Issued
2014
Decision
15 Aug 2014
Appeal Status
Appealed

Taxpayer did not have a permanent place of abode in New Zealand

2014 case note – High Court found that Taxpayer did not have a permanent place of abode in NZ – Diamond, resident in New Zealand.

Case
Michael William Diamond v Commissioner of Inland Revenue
Legal terms
Permanent place of abode, resident in New Zealand

Summary

This was an appeal by Mr Diamond against the Taxation Review Authority ("TRA") finding that he had a permanent place of abode in New Zealand and therefore was a resident in New Zealand for tax purposes for the years in dispute. The High Court on appeal found for the taxpayer and determined that he was not a resident.

Impact of decision

This decision is the most recent authority dealing with the issues of residency and permanent place of abode. The Commissioner of Inland Revenue ("the Commissioner") has appealed the decision. The Commissioner's view on the correct application of the permanent place of abode test is as set out in IS 14/01.

The Commissioner notes that the Court made some obiter comments about the operation of the day-count rules in s OE1.  The Commissioner's view on the operation of those rules is as set out in IS 14/01.

Facts

Mr Diamond ("the appellant") is a former New Zealand soldier who worked as a security contractor in Papua New Guinea and Iraq during the tax years in question (the tax years ending 31 March 2004 to 2007 inclusive). During those years, the appellant did not pay income tax on his foreign earnings.

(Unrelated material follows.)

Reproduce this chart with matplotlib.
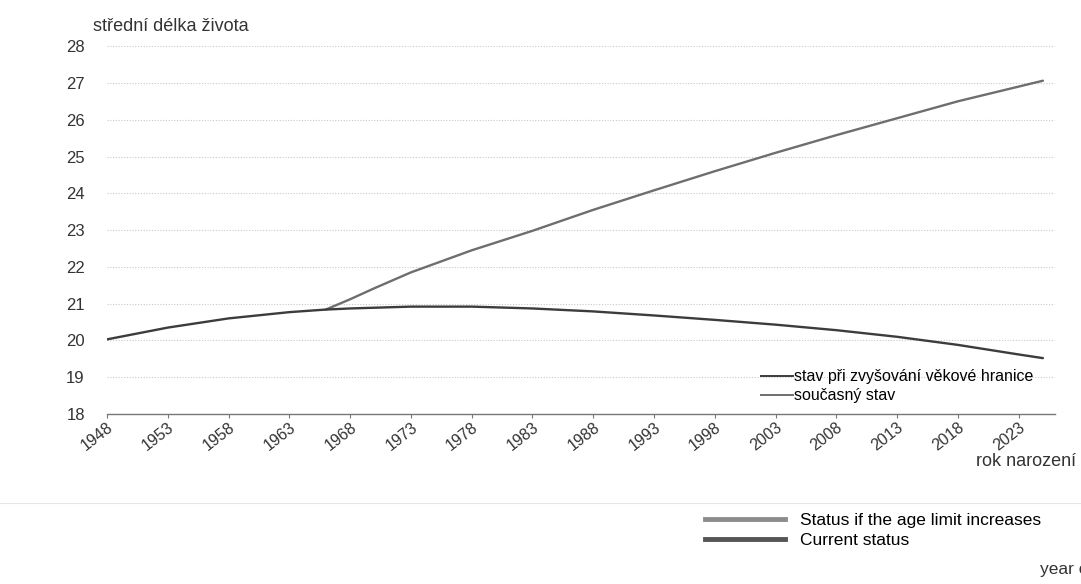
import numpy as np
import matplotlib.pyplot as plt
from matplotlib.lines import Line2D

plt.rcParams['font.family'] = ['Liberation Sans', 'DejaVu Sans']

# soucasny stav (current status)
roky_akt = [1948, 1953, 1958, 1963, 1966, 1968, 1973, 1978, 1983, 1988, 1993,
            1998, 2003, 2008, 2013, 2018, 2023, 2025]
akt = [20.03, 20.35, 20.6, 20.77, 20.84, 20.87, 20.92, 20.92, 20.87, 20.79,
       20.68, 20.56, 20.43, 20.28, 20.1, 19.88, 19.62, 19.52]

# stav pri zvysovani vekove hranice (age limit increases)
roky_zvys = [1966, 1968, 1970, 1973, 1978, 1983, 1988, 1993, 1998, 2003, 2008,
             2013, 2018, 2023, 2025]
zvys = [20.84, 21.12, 21.42, 21.85, 22.45, 22.98, 23.55, 24.08, 24.6, 25.1,
        25.58, 26.04, 26.5, 26.9, 27.06]

xticks = list(range(1948, 2024, 5))
yticks = list(range(18, 29))

fig = plt.figure(figsize=(10.81, 5.84), dpi=100)
ax = fig.add_axes([0.099, 0.291, 0.877, 0.630])

ax.plot(roky_zvys, zvys, color='#6e6e6e', lw=1.7,
        label='stav při zvyšování věkové hranice', solid_capstyle='round')
ax.plot(roky_akt, akt, color='#3c3c3c', lw=1.7,
        label='současný stav', solid_capstyle='round')

ax.set_xlim(1948, 2026)
ax.set_ylim(18, 28)
ax.set_xticks(xticks)
ax.set_xticklabels([str(r) for r in xticks], rotation=38, ha='right',
                   rotation_mode='anchor', fontsize=11.5, color='#333333')
ax.set_yticks(yticks)
ax.set_yticklabels([str(v) for v in yticks], fontsize=12, color='#333333')
ax.tick_params(axis='y', length=0, pad=16)
ax.tick_params(axis='x', length=3, direction='out', color='#777777', pad=1)
ax.grid(axis='y', color='#c8c8c8', linestyle=(0, (1, 1.5)), lw=0.8)
ax.set_axisbelow(True)
for s in ['top', 'right', 'left']:
    ax.spines[s].set_visible(False)
ax.spines['bottom'].set_color('#777777')
ax.spines['bottom'].set_linewidth(1.0)

# legenda uvnitr
hs = [Line2D([0], [0], color='#3c3c3c', lw=1.4),
      Line2D([0], [0], color='#6e6e6e', lw=1.4)]
ax.legend(hs, ['stav při zvyšování věkové hranice', 'současný stav'],
          loc='lower right', bbox_to_anchor=(0.984, 0.012), frameon=False,
          fontsize=11.5, handlelength=2.0, handletextpad=0.1,
          labelspacing=0.25, borderaxespad=0)

fig.text(0.086, 0.955, 'střední délka života', fontsize=13, color='#333333',
         va='center')
fig.text(0.995, 0.21, 'rok narození', fontsize=13, color='#333333',
         ha='right', va='center')

# anglicka legenda pod grafem
fig.add_artist(Line2D([0, 1], [0.138, 0.138], color='#e6e6e6', lw=0.8))
hs2 = [Line2D([0], [0], color='#8c8c8c', lw=3.5),
       Line2D([0], [0], color='#555555', lw=3.5)]
fig.legend(hs2, ['Status if the age limit increases', 'Current status'],
           loc='upper left', bbox_to_anchor=(0.646, 0.134), frameon=False,
           fontsize=12.5, handlelength=4.6, handletextpad=0.85,
           labelspacing=0.3, borderaxespad=0)
fig.text(0.962, 0.012, 'year of birth', fontsize=12.5, color='#333333',
         ha='left', va='bottom')

fig.savefig('out.png', dpi=100)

The Commissioner assessed the disputant as a New Zealand resident under s OE 1(1) of the Income Tax Act 1994 and Income Tax Act 2004 ("ITAs") on the basis that he had a permanent place of abode in New Zealand. The appellant challenged this assessment, submitting he had been (and remained) a non-resident from the date he left New Zealand (July 2003).

In 2013, the TRA held that the appellant had a permanent place of abode in New Zealand under s OE 1(1) of the ITAs and therefore was a resident in New Zealand for tax purposes for the tax years ending 31 March 2004 to 31 March 2007. The TRA also found that the appellant had adopted an unacceptable tax position. The appellant appealed that decision to the High Court.

Decision

Clifford J stated that the TRA's approach to the issue relied on a two-stage test drawn from Case Q55 (1993) 15 NZTC 5,313:

  • firstly, whether the appellant had an available dwelling in New Zealand in the relevant tax years; and
  • secondly, a consideration of the appellant's other connections with New Zealand.

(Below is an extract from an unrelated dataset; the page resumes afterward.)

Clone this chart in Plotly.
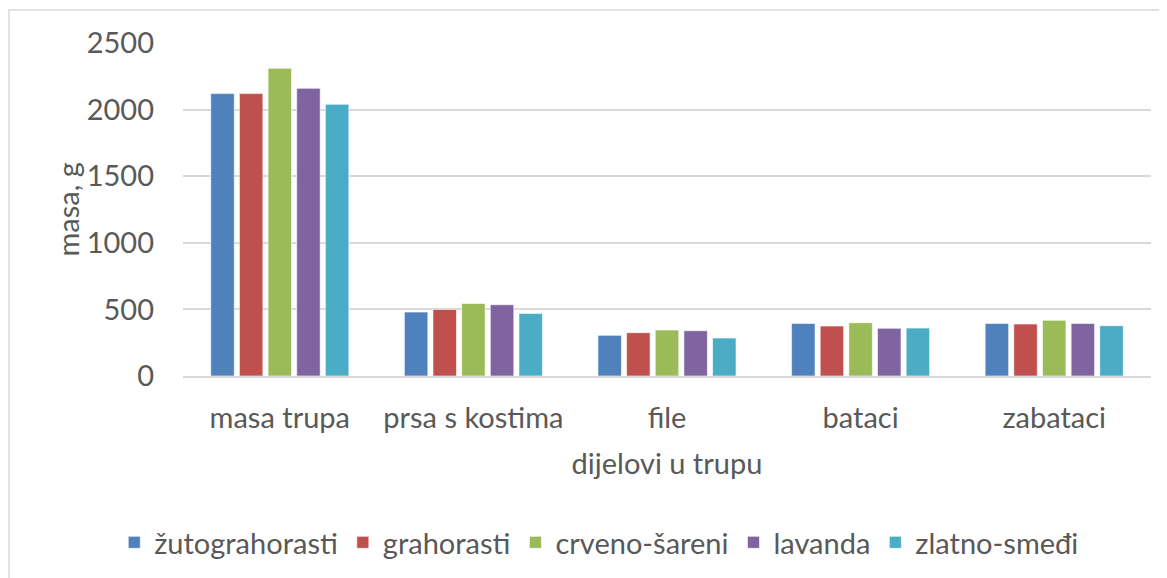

However, Clifford J considered Case Q55 to be authority only for the proposition that a person's permanent place of abode in New Zealand will not cease to have that character merely because that dwelling is rented out whilst the person is outside New Zealand. Clifford J considered Case Q55 proceeded from the factual matrix of that case, in that:

  • the taxpayer and his wife had lived in the dwelling prior to their departure;
  • their absence was always intended to be temporary;
  • the taxpayer and his wife had always intended to return to New Zealand and to resume residing in their home here after their absence; and
  • they retained a wide range of connections with New Zealand during their absence.

It was in that context that Judge Barber found in Case Q55 that despite the dwelling not being available while the taxpayer was overseas (because it was rented out), it nonetheless remained the taxpayer's permanent place of abode. Clifford J held that Case Q55 is not authority for the approach taken by the Commissioner or the TRA.

Clifford J then considered whether there was any other basis upon which the property might be considered the appellant's permanent place of abode in New Zealand. In doing so, his Honour looked to determine the correct interpretation of s OE 1(1) of the ITAs.

First, Clifford J considered the ordinary meaning of the words permanent, abode, place, in, and then the phrase as a whole; and found that the ordinary meaning of "to have a permanent place of abode in New Zealand" is "to have a home in New Zealand". Given that the appellant had never lived at the property, and only rented it out to others, Clifford J found that the Property is not, in the ordinary sense of the meaning of those words, a permanent place of abode the appellant has in New Zealand.

Clifford J then proceeded to examine the purpose behind the provision, and in doing so considered the section's legislative history. He noted the "permanent place of abode" test had replaced the previous "home" test. However, he could not identify any alteration in meaning which would support the Commissioner's approach.

At [75] Clifford J acknowledged that the appellant did have other, and ongoing, personal connections with New Zealand. However, he considered that in the absence of the property having any of the characteristics of a permanent place of abode, those connections did not alter his conclusion.

The Court allowed the appeal, concluding there is no basis for the proposition that the appellant had a permanent place of abode in New Zealand so as to make him resident for tax purposes.

On the issue of penalties, Clifford J stated at [76] that due to the outcome he did not need to consider whether the appellant had adopted an unacceptable tax position, but noted that had it been necessary, he would have found in the appellant's favour.